Georgia Bulletin

The Newspaper of the Catholic Archdiocese of Atlanta

Commencement speakers have a chance to inspire

By ARCHBISHOP WILTON D. GREGORY, Commentary | Published May 25, 2018  | En Español

Just how do schools select commencement speakers? What criteria do they use? That is perhaps a question that many of you have asked yourselves over this graduation season. You might have asked it because the speaker at the graduation ceremony that you attended seemed to offer nothing of significance to the event, or spoke too long, or revealed only the ideological slant of the institution.

I have asked that same question myself on more than one occasion, including this past week when I was selected to be the commencement speaker at Boston College’s graduation. How did this honor come to me? I hope that I added something to the event, didn’t speak too long and clearly reflected the values and faith dedication of that Jesuit college.

Some institutions select commencement speakers because of their prominence in the political, athletic, business or entertainment worlds. Having a famous person speak at a graduation ceremony suggests that the school itself is a prominent and important institution. While I don’t think I added much to Boston College’s already quite illustrious reputation, I do hope that I offered a reflection for the graduates and their families that encouraged them to continue the fine legacy of Jesuit learning offered at that university.

This year Blessed Trinity High School here in the Archdiocese of Atlanta made a wonderful choice of a commencement speaker in selecting Kyle Marchuk, an alumnus from their own graduation class of 2011. He’s not a famous person (yet)—except perhaps to his bride and his very proud parents. He’s still at the start of his professional career, with many years yet ahead of him. He’s a 26-year-old young man of faith who eloquently invited the BT class of 2018 to listen attentively to his still-short life journey. He advised them well in his remarks to savor their college experiences. He spoke about the importance of our Catholic faith in his life and in theirs.

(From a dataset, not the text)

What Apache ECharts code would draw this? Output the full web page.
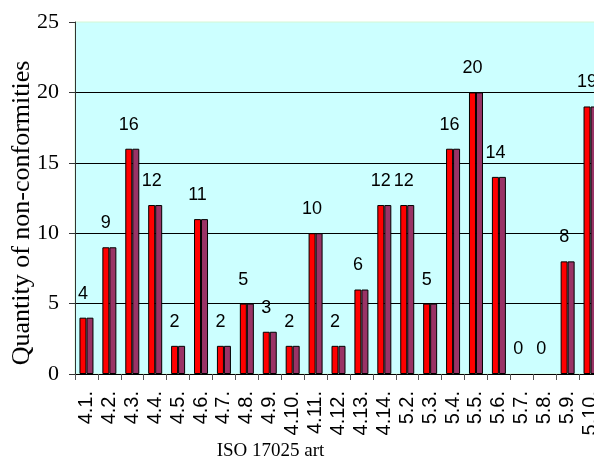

His youthful witness was far more persuasive than any sage and well-established person could have expressed under similar circumstances. When you’re an accomplished person who has already weathered many of life’s challenges and achieved success, you certainly have wisdom to offer to high school graduates. When you are a distinguished cleric who has advanced to a high church office, you can obviously, and frequently do, speak of the importance of our faith. When you are a widely recognized athlete, elected official or renowned entertainer, you can advise youngsters on how to handle success.

However, when you are a 26-year-old young person who still has many miles to go in life and who has already found his faith to be an important companion, you can perhaps gain the attention of young people in ways that none of the other people in those lofty categories can. Kyle is also a young man who not too long ago sat in the very seats now occupied by the class of 2018. He can remember their nervousness, and he still looked and sounded very much like them. So when he spoke of the importance of his faith, his was an indisputable witness.

I applaud Blessed Trinity High School for selecting a commencement speaker whose words were clearly and appropriately targeted to the hearts and ears of our young people. I pray that the BT class of 2018 heard those words and will heed them.